I think a major part of the solution to the artist shortage is to start providing artistic training at a young age. Not just for those who think they want it, but for everyone. Make it a standard part of your curriculum, and invest in it the same way you would in math, history, or science. And at the very least, get children into an honest-to-God art program by the time they're in high school.
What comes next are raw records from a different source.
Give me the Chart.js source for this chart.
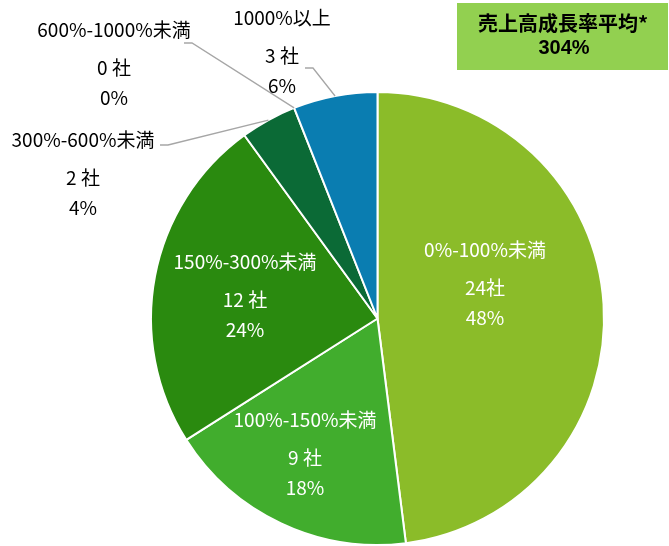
<!DOCTYPE html>
<html>
<head>
<meta charset="utf-8">
<script src="https://cdn.jsdelivr.net/npm/chart.js@4.4.1/dist/chart.umd.min.js"></script>
<style>
  html, body { margin: 0; padding: 0; background: #fff; }
  #pie { display: block; }
</style>
</head>
<body>
<canvas id="pie" width="669" height="546"></canvas>
<script>
// data
const categories = ['0%-100%未満', '100%-150%未満', '150%-300%未満', '300%-600%未満', '600%-1000%未満', '1000%以上'];
const companies = [24, 9, 12, 2, 0, 3];
const countLabels = ['24社', '9 社', '12 社', '2 社', '0 社', '3 社'];
const shareLabels = ['48%', '18%', '24%', '4%', '0%', '6%'];
const sliceColors = ['#8BBC29', '#41AD2D', '#2A8A0F', '#0B6A36', '#0B6A36', '#0A7DB1'];
const averageTitle = '売上高成長率平均*';
const averageValue = '304%';

// where the label blocks sit (centre x, first line y) and the leader line ends for outside labels
const labelPos = [
  { x: 485, y: 250, color: '#fff' },
  { x: 305, y: 420, color: '#fff' },
  { x: 245, y: 262, color: '#fff' },
  { x: 83, y: 140, color: '#000', leader: [[160, 145], [168, 145]] },
  { x: 114, y: 30, color: '#000', leader: [[184, 43], [192, 43]] },
  { x: 282, y: 18, color: '#000', leader: [[305, 68], [313, 68]] }
];
const lineGaps = [0, 38, 68];
const FONT = '"Noto Sans CJK JP", "Noto Sans", sans-serif';

const sliceLabels = {
  id: 'sliceLabels',
  afterDatasetsDraw(chart) {
    const ctx = chart.ctx;
    const meta = chart.getDatasetMeta(0);
    ctx.save();
    meta.data.forEach((arc, i) => {
      const p = labelPos[i];
      const { x, y, startAngle, endAngle, outerRadius } = arc.getProps(['x', 'y', 'startAngle', 'endAngle', 'outerRadius'], true);
      if (p.leader) {
        const mid = (startAngle + endAngle) / 2;
        ctx.strokeStyle = '#A6A6A6';
        ctx.lineWidth = 1.3;
        ctx.beginPath();
        ctx.moveTo(p.leader[0][0], p.leader[0][1]);
        ctx.lineTo(p.leader[1][0], p.leader[1][1]);
        ctx.lineTo(x + Math.cos(mid) * outerRadius, y + Math.sin(mid) * outerRadius);
        ctx.stroke();
      }
      ctx.fillStyle = p.color;
      ctx.textAlign = 'center';
      ctx.textBaseline = 'middle';
      ctx.font = '19px ' + FONT;
      [categories[i], countLabels[i], shareLabels[i]].forEach((t, k) => {
        ctx.fillText(t, p.x, p.y + lineGaps[k]);
      });
    });

    // average box, top right
    ctx.fillStyle = '#92D050';
    ctx.fillRect(457, 3, 211, 67);
    ctx.fillStyle = '#000';
    ctx.font = 'bold 20px ' + FONT;
    ctx.fillText(averageTitle, 563, 23);
    ctx.font = 'bold 20px "Liberation Sans", Arial, sans-serif';
    ctx.fillText(averageValue, 564, 48);
    ctx.restore();
  }
};

new Chart(document.getElementById('pie'), {
  type: 'pie',
  data: {
    labels: categories,
    datasets: [{
      data: companies,
      backgroundColor: sliceColors,
      borderColor: '#fff',
      borderWidth: 2
    }]
  },
  options: {
    responsive: false,
    animation: false,
    layout: { padding: { left: 150, right: 64, top: 91, bottom: 0 } },
    plugins: {
      legend: { display: false },
      tooltip: { enabled: false }
    }
  },
  plugins: [sliceLabels]
});
</script>
</body>
</html>
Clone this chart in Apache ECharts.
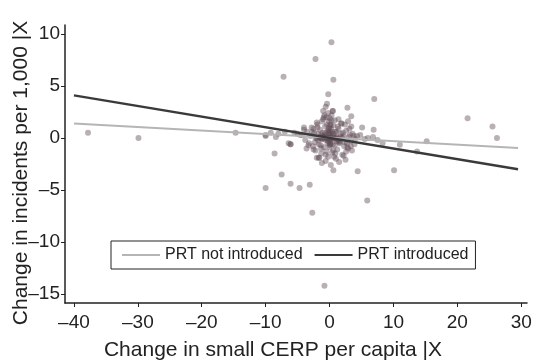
<!DOCTYPE html>
<html>
<head>
<meta charset="utf-8">
<script src="https://cdn.jsdelivr.net/npm/echarts@6/dist/echarts.min.js"></script>
<style>html,body{margin:0;padding:0;background:#fff}#c{width:536px;height:364px}</style>
</head>
<body>
<div id="c"></div>
<script>
// Tick labels
const xTicks = [-40, -30, -20, -10, 0, 10, 20, 30];
const yTicks = [-15, -10, -5, 0, 5, 10];

// Fitted lines (endpoints)
const notIntroducedX = [-40, 29.5];
const notIntroducedY = [1.4, -0.96];
const introducedX = [-40, 29.5];
const introducedY = [4.1, -3.0];

// Scatter points: change in small CERP per capita (x) and change in incidents per 1,000 (y)
const pointX = [
  -37.8, -29.9, -14.7, -10.0, 0.3, -2.2, -7.2, 0.6, -0.2, 7.0, -0.4, 2.8, 0.5, 0.5, 3.4, 21.6, 25.5, 26.2,
  5.1, 6.9, 6.8, 15.2, 11.0, 8.3, 13.7, -6.1, -6.1, -8.6, -7.5, 0.6, 4.4, 10.1, -10.0, -8.4, -4.0, -1.7, 2.5, 3.3,
  -10.0, -6.1, -4.7, -3.1, -2.7, 5.9, -0.8,
  -9.2, -8.0, -7.0, -6.4, -5.5, -5.0, -4.6, 5.5, 4.8, 6.0, 7.5,
  -2.0, -1.6, -1.2, -0.8, -0.4, 0.0, 0.3, 0.7, 1.1, 1.5, -1.8, -1.0, 0.5, 1.3, -0.6, -1.4, -0.2, 0.9, 0.0, -0.9,
  -2.2, -1.5, -0.9, -0.3, 0.4, 1.0, 1.7, 2.0, -1.1, 0.2, 1.2, -0.5,
  0.1, -0.1, 0.0, 0.2, -0.2, 0.1, 0.0, -0.1, 0.2, 0.0, 0.1, -0.1, 0.1, -0.2, 0.0, 0.2,
  -4.3, -3.8, -3.5, -3.2, -3.0, -2.8, -2.6, -2.4, -2.2, -1.9, -1.7, -1.5, -1.3, -1.1, -0.9, -0.7, -0.5, -0.3, -0.2,
  0.4, 0.6, 0.8, 0.9, 1.2, 1.4, 1.6, 1.8, 2.0, 2.2, 2.4, 2.6, 2.8, 3.0, 3.3, 3.6, 4.0, 4.3,
  -0.5, 0.3, -1.0, 0.8, -2.0, 1.0, -3.6, 3.5, 2.4, -4.0,
  -1.0, -0.6, -0.2, -0.8, -1.2, 0.2, 1.5, -0.6, -2.5, 1.9, -3.3, 2.9,
  -2.7, -2.3, -1.8, -1.4, -0.7, 0.5, 1.1, 1.6, 2.1, 2.7, 3.2, 3.8,
  -2.5, -1.9, -1.3, -0.4, 0.6, 1.3, 2.3, 3.1, 3.9,
  -2.0, -1.2, -0.6, 0.3, 0.9, 1.8, 2.6, 3.4,
  -1.6, -0.9, 0.0, 0.7, 1.4, 2.2, 2.9,
  -1.3, -0.3, 0.6, 1.5, -0.7, 0.4, 1.1
];
const pointY = [
  0.5, 0.0, 0.5, 0.2, 9.2, 7.6, 5.9, 5.6, 4.2, 3.75, 3.3, 2.9, 2.6, 2.6, 2.1, 1.9, 1.1, 0.0,
  1.0, 0.8, 0.1, -0.3, -0.65, -0.5, -1.3, -0.6, -0.6, -1.5, -3.5, -3.1, -3.2, -3.1, 0.3, 0.1, 0.8, -1.9, -2.1, -0.8,
  -4.8, -4.4, -4.8, -4.5, -7.2, -6.0, -14.2,
  0.5, 0.4, 0.6, -0.5, 0.5, 0.4, 0.3, -0.1, 0.3, 0.0, -0.2,
  0.0, 0.1, -0.1, 0.0, 0.1, 0.0, -0.1, 0.0, 0.1, -0.1, -0.2, 0.2, 0.2, -0.2, -0.2, 0.0, 0.0, 0.0, -0.1, 0.1,
  0.0, 0.0, 0.1, -0.1, 0.0, -0.1, 0.1, 0.0, -0.1, 0.1, 0.0, 0.0,
  1.3, 1.0, 0.7, 0.4, -0.3, -0.6, -0.9, 1.6, 0.9, 0.3, -0.3, 0.5, -0.5, 0.8, -0.7, 1.2,
  0.3, -0.2, 0.6, -0.5, 0.2, 1.0, -0.8, 0.5, -1.2, 1.3, -0.6, 0.8, -1.5, 0.5, -0.9, 1.1, -1.3, 0.6, -1.8,
  -1.4, 1.2, -0.7, 0.6, -1.1, 0.9, -0.5, 0.4, -1.6, 0.2, -0.4, 0.7, -0.9, 0.1, -0.3, 0.4, -0.1, 0.2,
  2.0, 2.2, 1.8, 1.7, -1.9, -2.0, -1.0, -1.2, 1.3, 1.0,
  2.6, 3.0, 2.4, 2.2, -2.4, -2.6, -2.3, -2.2, 0.9, 1.4, -0.7, -1.0,
  0.6, -0.4, 0.4, -0.7, 0.5, -0.6, 0.6, -0.3, 0.5, -0.5, 0.3, 0.2,
  -1.1, 1.0, -1.0, 1.3, -1.2, 1.1, -0.8, 0.9, -0.6,
  1.5, 1.6, -1.6, 1.7, -1.5, 1.4, -1.3, 1.1,
  -1.9, 2.0, 1.9, -1.8, 1.8, -1.7, 1.6,
  0.3, -0.5, 0.4, -0.4, 0.3, 0.6, -0.3
];

const FONT = '"Liberation Sans", Arial, Helvetica, sans-serif';
const dash = v => String(v).replace('-', '\u2013');

const chart = echarts.init(document.getElementById('c'), null, { renderer: 'canvas' });
chart.setOption({
  animation: false,
  backgroundColor: '#ffffff',
  textStyle: { fontFamily: FONT },
  grid: { left: 65, right: 9, top: 25, bottom: 61, containLabel: false, outerBoundsMode: 'none' },
  legend: {
    data: ['PRT not introduced', 'PRT introduced'],
    left: 111, top: 241,
    orient: 'horizontal',
    icon: 'rect',
    itemWidth: 38, itemHeight: 2, itemGap: 12,
    padding: [6, 7, 6, 11],
    borderColor: '#222', borderWidth: 1, borderRadius: 0,
    backgroundColor: '#fff',
    textStyle: { fontFamily: FONT, fontSize: 16, color: '#222' }
  },
  xAxis: {
    type: 'value',
    min: -41.4, max: 30.9,
    name: 'Change in small CERP per capita |X',
    nameLocation: 'middle',
    nameMoveOverlap: false,
    nameGap: 37,
    nameTextStyle: { fontFamily: FONT, fontSize: 21, color: '#222', padding: [0, 46, 0, 0] },
    axisLine: { show: true, onZero: false, lineStyle: { color: '#222', width: 1.5 } },
    axisTick: { show: true, length: 4, lineStyle: { color: '#222' }, customValues: xTicks },
    axisLabel: { fontFamily: FONT, fontSize: 19, color: '#222', margin: 10, customValues: xTicks, formatter: dash },
    splitLine: { show: false }
  },
  yAxis: {
    type: 'value',
    min: -15.87, max: 10.87,
    name: 'Change in incidents per 1,000 |X',
    nameLocation: 'middle',
    nameMoveOverlap: false,
    nameGap: 33,
    nameRotate: 90,
    nameTextStyle: { fontFamily: FONT, fontSize: 21, color: '#222', padding: [0, 18, 0, 0] },
    axisLine: { show: true, onZero: false, lineStyle: { color: '#222', width: 1.5 } },
    axisTick: { show: true, length: 4, lineStyle: { color: '#222' }, customValues: yTicks },
    axisLabel: { fontFamily: FONT, fontSize: 19, color: '#222', margin: 5, customValues: yTicks, formatter: dash },
    splitLine: { show: false }
  },
  series: [
    {
      name: 'points', type: 'scatter',
      data: pointX.map((x, i) => [x, pointY[i]]),
      symbol: 'circle', symbolSize: 6,
      itemStyle: { color: 'rgba(95,75,85,0.55)' },
      z: 2
    },
    {
      name: 'PRT not introduced', type: 'line',
      data: notIntroducedX.map((x, i) => [x, notIntroducedY[i]]),
      symbol: 'none', lineStyle: { color: '#b5b5b5', width: 2 },
      itemStyle: { color: '#b5b5b5' }, z: 3
    },
    {
      name: 'PRT introduced', type: 'line',
      data: introducedX.map((x, i) => [x, introducedY[i]]),
      symbol: 'none', lineStyle: { color: '#3a3a3a', width: 2.5 },
      itemStyle: { color: '#3a3a3a' }, z: 3
    }
  ]
});
</script>
</body>
</html>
LYA Triptych - J. Jaspersen
Minnesota Valley Lutheran High School has the talented Jason Jaspersen in their employ. Jason, another Bethany grad, has been teaching art classes there for 14 years. I envy his students; I wish that I had had an art teacher of his caliber in high school. As much as young artists need a skilled and experienced teacher, they also need a wise mentor. Jason has those qualities, and it's not hard to see in him the kind of traits ascribed to Bezalel in Exodus 35. Under Jason, the art program at MVL has blossomed into a program that, for some students, is the highlight of their high school education. Some would say that the art program is one of MVL's strongest suits. I say, good for them! Go and do likewise.

Parents and students have a lot of pull at schools—probably more than they think. Make inquiries, talk to your school administrators. Talk to other parents, and make a coordinated effort to get art programs established in our schools. Not just because your child may have a gift—which would of course be wonderful—but because our synod desperately needs your child. Even if he doesn't turn out to be the next Jason Jaspersen, we need laymen who have an appreciation of the arts. And by that, I mean a hands-on, historically informed appreciation. As opposed to "Oh, yeah, I liked that picture of a beach I saw at a hotel once..." Your child is our only hope! Take charge of the future of our church. Invest in your children, and God's kingdom will reap the benefit.

1 comment:

  1. Thanks for your glowing report! This issue has weighed heavily on my mind and heart since I was a high school student myself. It's been a tremendous blessing to be part of a solution.